6666 the number of the beasts
Posted by Graeme Lyons , Saturday, 8 July 2017 15:53
I'm two thirds of the way to seeing ten thousand species! Yesterday I went to Graffham Common with my old boss/new volunteer aculeate surveyor, James Power. As has been the way with Graffham Common this year, we were not dissapointed. The highlight for me was seeing SEVEN of these stonking longhorn beetles. I've only recorded Stictoleptura rubra once before a couple of years ago in Suffolk under fairly strange circumstances, so I was pleased to see six males and one female (the female is the big red one that looks a bit like a cardinal beetle). She was beaten of fallen pine foliage where all the males were nectaring on bramble or flying about. It's only the third Sussex record where the first was recorded in 2014 at Iping Common. We now have quite a list of interesting longhorns from Graffham Common over the years.

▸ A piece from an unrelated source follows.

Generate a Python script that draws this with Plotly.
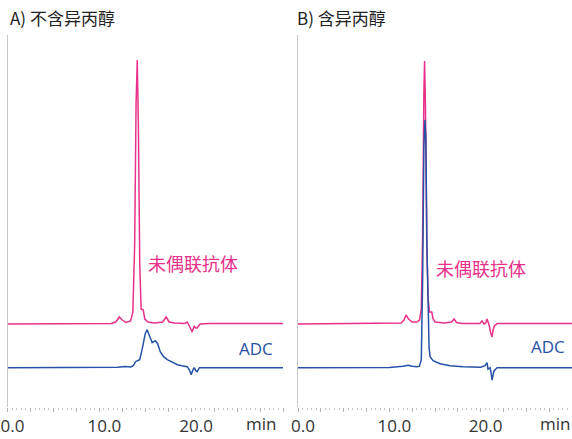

Other highlights included this hand caught Golded-haired Robberfly Choerades marginatus.
We also recorded the nationally scarce spider Achaearanea riparia, the wasp Astata boops and one of the Epeolus. In fact Graffham's spider list is on 124 species, which make up 15% of everything recorded there. At 851 species we'll soon breach the 1000 mark for this amazing new nature reserve. The whole reserve network is hurtling towards the 10,000 species mark with 94 species added since I put it together earlier this year. There are only 114 species needed to get there, will it be this year or next year, who knows?!